Hypoxia-reoxygenation induces loss of endothelial barrier function and oedema formation, which presents a major impediment for recovery of the organ. The integrity of the endothelial barrier is highly dependent on its contractile machinery and actin dynamics, which are precisely regulated by
Rho GTPases. Perturbed activities of these
Rho-GTPases under
hypoxia-reoxygenation lead to derangement of the actin cytoskeleton and therefore may affect the integrity of the endothelial barrier. The aim of the present study was to analyse the role of these
GTPases in regulating endothelial barrier function during
hypoxia-reoxygenation in cultured porcine aortic endothelial cells and isolated perfused rat hearts.

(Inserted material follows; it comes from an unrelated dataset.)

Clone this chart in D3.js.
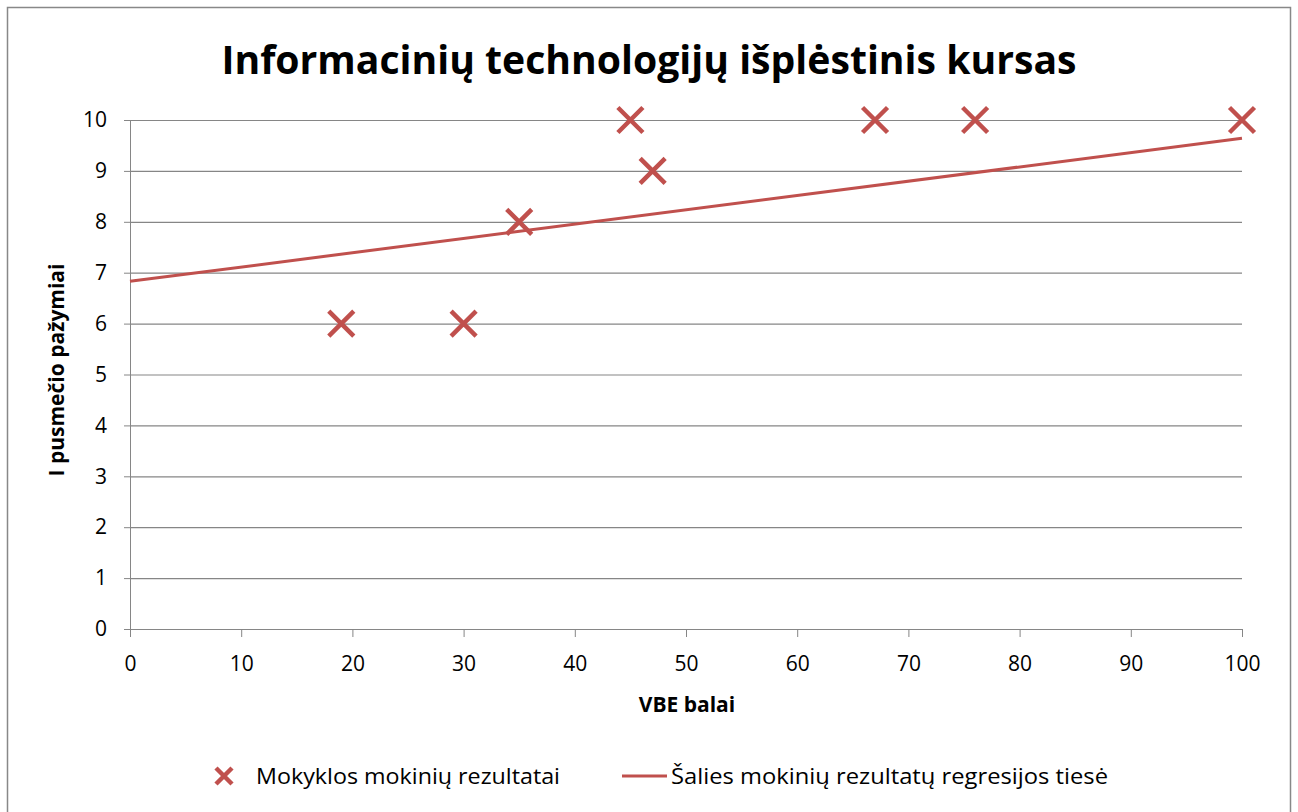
<!DOCTYPE html>
<html><head><meta charset="utf-8">
<script src="https://cdn.jsdelivr.net/npm/d3@7"></script>
<style>body{margin:0;background:#fff;} svg{display:block;font-family:"Open Sans","Liberation Sans",sans-serif;}</style>
</head><body><svg id="c" width="1298" height="812"></svg>
<script>
const pointsX = [19, 30, 35, 45, 47, 67, 76, 100];
const pointsY = [6, 6, 8, 10, 9, 10, 10, 10];
const lineX = [0, 100];
const lineY = [6.83, 9.64];
const xTicks = [0,10,20,30,40,50,60,70,80,90,100];
const yTicks = [0,1,2,3,4,5,6,7,8,9,10];
const title = "Informacinių technologijų išplėstinis kursas";
const xTitle = "VBE balai";
const yTitle = "I pusmečio pažymiai";
const seriesNames = ["Mokyklos mokinių rezultatai", "Šalies mokinių rezultatų regresijos tiesė"];

const svg = d3.select("#c");
const red = "#C0504D", grid = "#868686";
svg.append("rect").attr("x",7.5).attr("y",7.5).attr("width",1283).attr("height",820)
  .attr("fill","#fff").attr("stroke","#888").attr("stroke-width",1.5);

const x = d3.scaleLinear().domain([0,100]).range([130,1242]);
const y = d3.scaleLinear().domain([0,10]).range([629,120]);

svg.append("text").attr("x",649).attr("y",74).attr("text-anchor","middle")
  .attr("font-size",40).attr("font-weight","bold").attr("fill","#000")
  .attr("textLength",855).attr("lengthAdjust","spacingAndGlyphs").text(title);

const ya = svg.append("g").attr("transform","translate(130,0)")
  .call(d3.axisLeft(y).tickValues(yTicks).tickSize(6).tickSizeOuter(0).tickPadding(17));
ya.select(".domain").attr("stroke",grid);
ya.selectAll(".tick line").attr("stroke",grid);
ya.selectAll(".tick text").attr("font-size",21).attr("fill","#000").attr("font-family","Open Sans, Liberation Sans, sans-serif");
svg.append("g").selectAll("line").data(yTicks.filter(d=>d>0)).join("line")
  .attr("x1",130).attr("x2",1242).attr("y1",d=>y(d)+0.5).attr("y2",d=>y(d)+0.5)
  .attr("stroke",grid).attr("stroke-width",1.2);

const xa = svg.append("g").attr("transform","translate(0,629)")
  .call(d3.axisBottom(x).tickValues(xTicks).tickSize(8).tickSizeOuter(0).tickPadding(19));
xa.select(".domain").attr("stroke",grid);
xa.selectAll(".tick line").attr("stroke",grid);
xa.selectAll(".tick text").attr("font-size",21).attr("fill","#000").attr("font-family","Open Sans, Liberation Sans, sans-serif");

svg.append("text").attr("x",687).attr("y",712).attr("text-anchor","middle")
  .attr("font-size",21).attr("font-weight","bold").text(xTitle);
svg.append("text").attr("transform","translate(64,370) rotate(-90)").attr("text-anchor","middle")
  .attr("font-size",21).attr("font-weight","bold").text(yTitle);

svg.append("path").datum(lineX.map((d,i)=>[d,lineY[i]]))
  .attr("d",d3.line().x(d=>x(d[0])).y(d=>y(d[1])))
  .attr("stroke",red).attr("stroke-width",3).attr("fill","none");

function cross(g, cx, cy, r, w){
  g.append("path").attr("d",`M${cx-r},${cy-r}L${cx+r},${cy+r}M${cx-r},${cy+r}L${cx+r},${cy-r}`)
   .attr("stroke",red).attr("stroke-width",w).attr("fill","none");
}
const mg = svg.append("g");
pointsX.forEach((px,i)=>cross(mg, x(px), y(pointsY[i]), 12.5, 4.5));

cross(svg, 224, 776, 8, 4.5);
svg.append("text").attr("x",256).attr("y",784).attr("font-size",22)
  .attr("textLength",304).attr("lengthAdjust","spacingAndGlyphs").text(seriesNames[0]);
svg.append("line").attr("x1",622).attr("x2",667).attr("y1",776).attr("y2",776)
  .attr("stroke",red).attr("stroke-width",3);
svg.append("text").attr("x",671).attr("y",784).attr("font-size",22)
  .attr("textLength",437).attr("lengthAdjust","spacingAndGlyphs").text(seriesNames[1]);
</script></body></html>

Hypoxia-reoxygenation induced an increase in
albumin permeability of endothelial monolayers accompanied by an activation of the endothelial contractile machinery, derangement of the actin cytoskeleton and loss of
VE-cadherin from cellular junctions. Inhibition of contractile activation with
ML-7 partially protected against
hypoxia-reoxygenation-induced hyperpermeability. Likewise, reoxygenation caused an increase in RhoA and a reduction in Rac1 activity accompanied by enhanced stress fibre formation and loss of peripheral actin. Inhibition of RhoA/
rho kinase (Rock) signalling with RhoA or Rock inhibitors led to a complete depolymerisation and derangement of the actin cytoskeleton and worsened
hypoxia-reoxygenation-induced hyperpermeability. Activation of Rac1 using a cAMP analogue, 8-CPT-O-Me-cAMP, which specifically activates
Epac/Rap1 signalling, restored peripheral localisation of actin and
VE-cadherin at cellular junctions and abrogated reoxygenation-induced hyperpermeability. Similar results were reproduced in isolated saline-perfused rat hearts. These data show that activation of Rac1 but not the inhibition of RhoA preserves endothelial integrity against reoxygenation-induced loss of barrier function.